A bedroom with a big four poster bed had a canopy that was covered in the Campbell tartan. The Argylls are of the Campbell Clan. Another circular room off this bedroom, part of another tower, had more recent photos of the family members. Downstairs we could see the kitchen much as it was around the early 1900’s. It is not used now, a more modern one had been installed somewhere else in the castle. This one had many really good copper pots and pans hanging up around the walls. There are two baking ovens, one for bread and pastries, the other for meats and suchlike. Two hot tops for boiling water and cooking food on, and a bit rotisserie for roasting a pig or perhaps several fowl on. In the centre of the room were the big wooden work benches. The washing up wouldn’t have been done here but in the scullery, a separate room off the kitchen. It was a good castle to visit with plenty to see.
The village of Invarare is not very large and relies mainly of the tourists that come to visit the castle. It’s quite a pretty little place standing on the edge of the lock as it does. The buildings are all built of the same dark stone as the castle.
As we continued on down the lock we came to a view point where we got a wonderful view over several locks and channels between the islands. It was a beautiful sunny day and there were many sailing boats and other pleasure craft out and about on the water.
Some way further on we came to some ancient stone carvings. These are somewhere between 3500 and 6000 years old. To reach them we had a lovely walk along a path up a hill side through the bracken and heather, a small wood of birch trees and alder, then an area of spruce trees and some blackberry bushes. The carvings were on some large rock faces and clustered together in groups. They consisted of ‘cup and ring’ design. The cup is a small hollow that has been chiselled out with a flint knife, about 1.5cm deep and 4 cm diameter and the rings are shallow circular channels. Often the rings are concentric around the cup, but not always. On some a cup will be incorporated into the ring or placed randomly between rings. There are other channels too, straight ones, seemingly at random to everything else. Archaeologists are trying to see some meaning is all this and no doubt they will eventually come up with some theory about what all these things mean but they haven’t yet done so.
Not far from here in the Kilmartin Glen we saw some ancient stone cairns and standing stones. These all date from much the same period. The stone cairns have been burial places. In one it is possible to see a stone lined burial chamber, one of several that have been found in the cairn. These were excavated long ago and it was found that some bodies had been cremated while others hadn’t. The remains of many bodies were found in each tomb.

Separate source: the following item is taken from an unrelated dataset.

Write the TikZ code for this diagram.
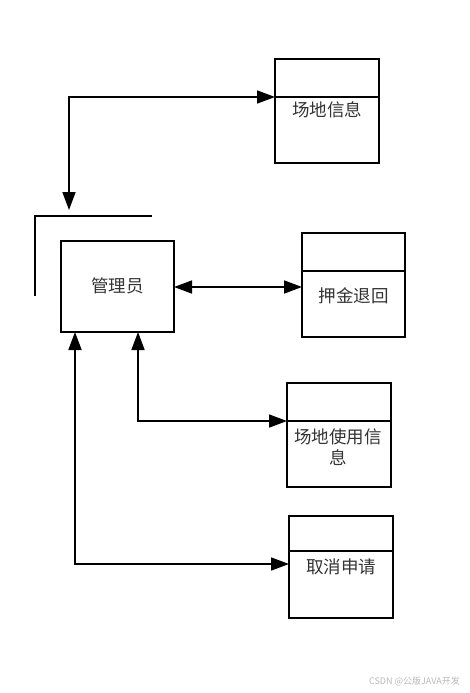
\documentclass[tikz,border=0pt]{standalone}
\usepackage{fontspec}
\newfontfamily\cjk{Noto Sans CJK SC}
\usetikzlibrary{arrows.meta}
\begin{document}
\begin{tikzpicture}[x=1pt,y=-1pt,
  box/.style={draw,line width=1.6pt,minimum width=0pt,inner sep=0pt},
  lbl/.style={font=\cjk\fontsize{17.5}{21}\selectfont,text=black!80,inner sep=0pt,align=center},
  conn/.style={line width=1.6pt,{Triangle[length=18pt,width=13pt]}-{Triangle[length=18pt,width=13pt]}},
  wmark/.style={font=\cjk\fontsize{9}{11}\selectfont,text=black!28,inner sep=0pt}]
\useasboundingbox (0,0) rectangle (469,693);
% store boxes
\draw[box] (275,59) rectangle (379,163);
\coordinate (infoW) at (275,97);
\draw[line width=1.6pt] (275,97) -- (379,97);
\node[lbl] (infoT) at (327,110) {场地信息};

\draw[box] (302,233) rectangle (405,337);
\coordinate (depW) at (302,287);
\draw[line width=1.6pt] (302,271) -- (405,271);
\node[lbl] (depT) at (353.5,296) {押金退回};

\draw[box] (287,383) rectangle (391,487);
\coordinate (useW) at (287,421);
\draw[line width=1.6pt] (287,421) -- (391,421);
\node[lbl] (useT) at (338,447.5) {场地使用信\\息};

\draw[box] (289,516) rectangle (393,618);
\coordinate (canW) at (289,564);
\draw[line width=1.6pt] (289,551) -- (393,551);
\node[lbl] (canT) at (341,567) {取消申请};

% external entity
\draw[box] (61,241) rectangle (174,332);
\node[lbl] (adminT) at (117.5,286) {管理员};
\coordinate (adminE) at (174,287);
\coordinate (adminB1) at (75,332);
\coordinate (adminB2) at (138,332);
\draw[line width=1.6pt] (35,296) -- (35,216) -- (152,216);
\coordinate (bracketTop) at (69,210);

% connectors
\draw[conn] (bracketTop) |- (infoW);
\draw[conn] (adminE) -- (depW);
\draw[conn] (adminB2) |- (useW);
\draw[conn] (adminB1) |- (canW);

\node[wmark,anchor=east] (wm) at (460,681) {CSDN @公版JAVA开发};
\end{tikzpicture}
\end{document}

Six standing stones in a field of grazing sheep look to me like someone has started a project that they couldn’t be bothered finishing. There are 4 stones in a line, they two 30m away. The tallest is 4m high and would have taken a great deal of effort to get it there and upright. They are all packed with small stones to keep them upright so they must have quite a length below ground too. A small ‘henge’ was near here, that’s a stone circle but the stones on this were much smaller, and there was a ditch inside the stones and a mount outside of them and another tomb in the middle with the big stone grave slab still there. The slab had been placed over the grave. Apparently all these things are on some ancient trade route. There were some more cairns around but these stones were all beginning to look like each other so we didn’t bother with looking at more.

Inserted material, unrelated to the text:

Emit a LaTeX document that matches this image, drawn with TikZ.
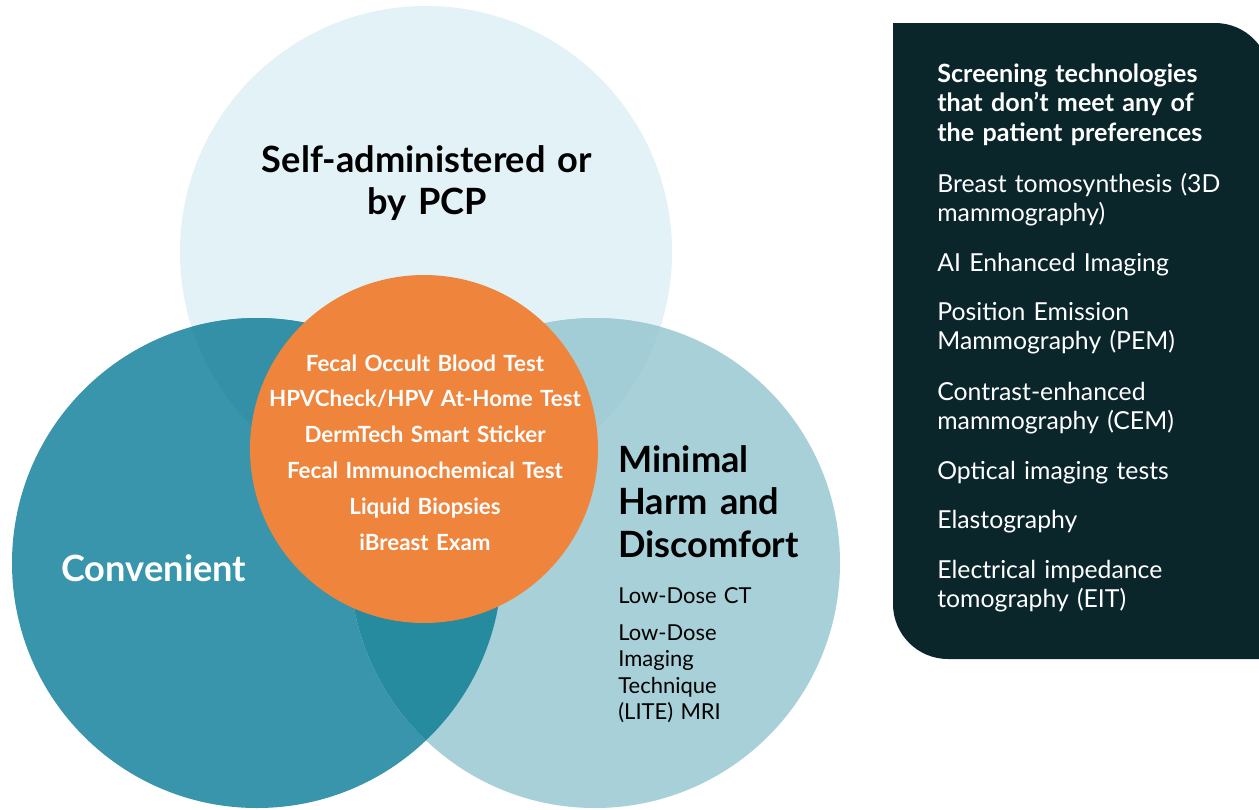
\documentclass[tikz,border=0pt]{standalone}
\usepackage{fontspec}
\setmainfont{Lato}
\definecolor{topblue}{HTML}{E3F2F7}
\definecolor{convteal}{HTML}{3895AB}
\definecolor{harmblue}{HTML}{A7D0D8}
\definecolor{convtop}{HTML}{3390A6}
\definecolor{harmtop}{HTML}{A3CDD6}
\definecolor{convharm}{HTML}{268B9F}
\definecolor{allorange}{HTML}{EF843D}
\definecolor{panelgreen}{HTML}{0B262B}
\tikzset{
  headtext/.style={font=\bfseries\fontsize{20.6}{24.2}\selectfont, inner sep=0pt, text width=8cm},
  listtext/.style={font=\bfseries\fontsize{12.7}{20.4}\selectfont, text=white, inner sep=0pt, text width=7.5cm, align=center, anchor=base},
  harmtext/.style={font=\fontsize{12.5}{15.1}\selectfont, inner sep=0pt, text width=4cm, align=left, anchor=base west},
  paneltext/.style={font=\fontsize{14.1}{17.07}\selectfont, text=white, inner sep=0pt, text width=7cm, align=left, anchor=base west}
}
\begin{document}
\begin{tikzpicture}[x=0.02cm,y=-0.02cm]
\clip (0,0) rectangle (1259,809);
\fill[white] (0,0) rectangle (1259,809);

% the three circles
\fill[topblue] (426,252) circle (246);
\fill[convteal] (257,563) circle (245);
\fill[harmblue] (595,563) circle (245);
\begin{scope}
  \clip (257,563) circle (245);
  \fill[convtop] (426,252) circle (246);
\end{scope}
\begin{scope}
  \clip (595,563) circle (245);
  \fill[harmtop] (426,252) circle (246);
\end{scope}
\begin{scope}
  \clip (257,563) circle (245);
  \fill[convharm] (595,563) circle (245);
\end{scope}
\fill[allorange] (424,449) circle (174);

% labels
\node[headtext, align=center, anchor=base] (selfpcp) at (427,172) {Self-administered or\\by PCP};
\node[headtext, text=white, align=left, anchor=base west, text width=5cm] (convenient) at (61,581) {Convenient};
\node[headtext, align=left, anchor=base west, text width=5cm] (minimal) at (618,472) {Minimal\\Harm and\\Discomfort};
\node[harmtext] (lowct) at (618,603) {Low-Dose CT};
\node[harmtext] (lite) at (618,640) {Low-Dose\\Imaging\\Technique\\(LITE) MRI};
\node[listtext] (homelist) at (425,371) {Fecal Occult Blood Test\\HPVCheck/HPV At-Home Test\\DermTech Smart Sticker\\Fecal Immunochemical Test\\Liquid Biopsies\\iBreast Exam};

% side panel
\fill[panelgreen] (893,23) -- (1215,23) arc[start angle=-90, end angle=0, radius=55]
  -- (1270,659) -- (948,659) arc[start angle=90, end angle=180, radius=55] -- cycle;
\node[paneltext, font=\bfseries\fontsize{14.3}{17.07}\selectfont] (nopref) at (937,82)
  {Screening technologies\\that don’t meet any of\\the patient preferences};
\foreach \y/\txt [count=\n] in {192/Breast tomosynthesis (3D\\mammography),
    271/AI Enhanced Imaging, 320/Position Emission\\Mammography (PEM),
    400/Contrast-enhanced\\mammography (CEM), 479/Optical imaging tests,
    528/Elastography, 578/Electrical impedance\\tomography (EIT)}
  \node[paneltext] (tech\n) at (937,\y) {\txt};
\end{tikzpicture}
\end{document}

In the village of Kilmartin we called at the church to see some more grave slabs, but these were much more recent than those in the sheep fields. These were from the 13th century onward and were carved by local craftsmen. Some of them had a warrior carved on them, others intricate patterns and Celtic crosses. These slabs were placed flat on the ground over the grave originally, though now some of the better ones are standing upright in a special undercover enclosure to protect them from weathering. When we looked around the graveyard we noticed that there were many in one area that had a skull and crossbones carved on them but we read no mention of them anywhere and we wondered why they would have had this pattern when it is usually associated with pirates.

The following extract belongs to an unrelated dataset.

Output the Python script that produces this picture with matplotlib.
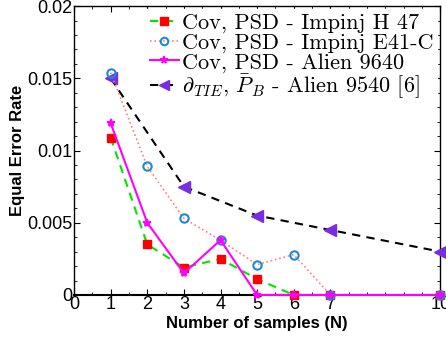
import numpy as np
import matplotlib
matplotlib.use('Agg')
import matplotlib.pyplot as plt
from matplotlib.ticker import MultipleLocator

plt.rcParams['mathtext.fontset'] = 'cm'
plt.rcParams['font.family'] = ['Liberation Sans', 'DejaVu Sans']
plt.rcParams['axes.unicode_minus'] = False

# data
x_h47 = [1, 2, 3, 4, 5, 6, 7, 10]
y_h47 = [0.0109, 0.0035, 0.0019, 0.0025, 0.0011, 0.0, 0.0, 0.0]

x_e41 = [1, 2, 3, 4, 5, 6, 7, 10]
y_e41 = [0.0154, 0.0089, 0.0053, 0.0038, 0.0021, 0.0028, 0.0, 0.0]

x_a9640 = [1, 2, 3, 4, 5, 6, 7, 10]
y_a9640 = [0.0119, 0.0050, 0.0015, 0.0038, 0.0, 0.0, 0.0, 0.0]

x_a9540 = [1, 3, 5, 7, 10]
y_a9540 = [0.0150, 0.0075, 0.0055, 0.0045, 0.0030]

labels = ['Cov, PSD - Impinj H 47',
          'Cov, PSD - Impinj E41-C',
          'Cov, PSD - Alien 9640',
          r'$\partial_{TIE}$, $\bar{P}_B$ - Alien 9540 [6]']

xticks = [0, 1, 2, 3, 4, 5, 6, 7, 10]

fig = plt.figure(figsize=(4.46, 3.41), dpi=100)
ax = fig.add_axes([0.166, 0.135, 0.821, 0.847])

ax.plot(x_h47, y_h47, color='#00e600', linestyle='--', lw=1.5, dashes=(4, 3),
        marker='s', markersize=6, markerfacecolor='red', markeredgecolor='red',
        label=labels[0], clip_on=False, zorder=3)
ax.plot(x_e41, y_e41, color='#ff7f7f', linestyle=':', lw=1.2,
        marker='o', markersize=6, markerfacecolor='none', markeredgecolor='#1c8ad8',
        markeredgewidth=1.5, label=labels[1], clip_on=False, zorder=4)
ax.plot(x_a9640, y_a9640, color='#ff00ff', linestyle='-', lw=1.5,
        marker='*', markersize=6, markeredgewidth=1.2, markeredgecolor='#ff00ff',
        label=labels[2], clip_on=False, zorder=5)
ax.plot(x_a9540, y_a9540, color='black', linestyle='--', lw=1.5, dashes=(4, 3),
        marker='<', markersize=8, markerfacecolor='#7a2ce0', markeredgecolor='#7a2ce0',
        label=labels[3], clip_on=False, zorder=3)

ax.set_xlim(0, 10)
ax.set_ylim(0, 0.02)
ax.set_xticks(xticks)
ax.set_xticklabels([str(t) for t in xticks])
ax.set_yticks([0, 0.005, 0.01, 0.015, 0.02])
ax.set_yticklabels(['0', '0.005', '0.01', '0.015', '0.02'])
ax.xaxis.set_minor_locator(MultipleLocator(0.5))
ax.yaxis.set_minor_locator(MultipleLocator(0.001))
ax.tick_params(which='both', direction='in', top=True, right=True, labelsize=13, pad=1)
ax.tick_params(which='major', length=4)
ax.tick_params(which='minor', length=2)
for s in ax.spines.values():
    s.set_linewidth(1.0)
ax.spines['bottom'].set_linewidth(1.5)

ax.set_xlabel('Number of samples (N)', fontsize=12, fontweight='bold', labelpad=2)
ax.set_ylabel('Equal Error Rate', fontsize=12, fontweight='bold', labelpad=2)

leg = ax.legend(loc='upper right', prop={'family': 'cmr10', 'size': 16},
                frameon=True, fancybox=False, edgecolor='white', framealpha=1,
                handlelength=1.3, handletextpad=0.15, labelspacing=0.0,
                borderpad=0.15, borderaxespad=0.15, markerscale=0.9)

fig.savefig('out.png', dpi=100)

On the northwestern end of Lock Awe we came across an interesting church. It was built by one Walter Douglas Campbell and is dedicated to St. Conan who is believed to have lived in the area at one time. It’s not an old church only finished in 1930, but it is absolutely unique. This Walter Campbell moved to the area with his mother and sister around 1906 and built a small chapel for his mother as she didn’t want to travel a long distance to go to church. Not happy with the chapel he then designed this church himself, putting in everything he thought might look good so that we now have quite a lovely building that is a mishmash of various designs. It is very large and the cloister has a patterned lead roof, there is a square Saxon tower, some gargoyles chasing a hare, and a Celtic cross are high up on another part of the roof, there are more pointy bits here and there.
Inside the oak wood beams in the nave came from a wrecked sailing ship and there is a many pained, clear glass window in one of the side chapels that was got from a demolition yard but had been in a church in England somewhere. This is a very large church, and even now the village is quite tiny.
The site was not levelled to begin with so one end of the building is very high when the land drops down towards the lake. The rock used in construction wasn’t quarried but rolled down the hill and cut to size on site. It sits on the edge of a steep bank overlooking the lock with a splendid view over the lock to the hills beyond. This Walter Campbell wasn’t an architect and was told at one point that his design wouldn’t stand up, so he made a scale model and ran a steam engine over it and it survived intact so he built his church and its standing well enough too. Not himself though, he died shortly before it was finished, after both his mother and sister.
Nor far from the church we came to the hydroelectric power station and went on a tour there. The generator and all 4 turbines are underground in huge tunnels that have been carved out of the black granite. It was constructed from 1959 to 1965, and opened by the Queen in that year. The water to run the turbines in stored in a ‘bowl’ in the mountains that was carved out by glaciers in the past. It holds 10,000,000 cm of water and can run the turbines for 16 hours. This power station is only used to supply power in peak demand times so it doesn’t have to generate power on a continuous basis. Those turbines can be producing electricity within less than one minute when it’s required. During off peak times the water is pumped back from the lock to that ‘bowl’ reservoir in the mountains using electricity that is bought back at a cheaper rate.
And so we drove into Oban on a very wet afternoon with the cloud down very low and the sea a forbidding looking grey.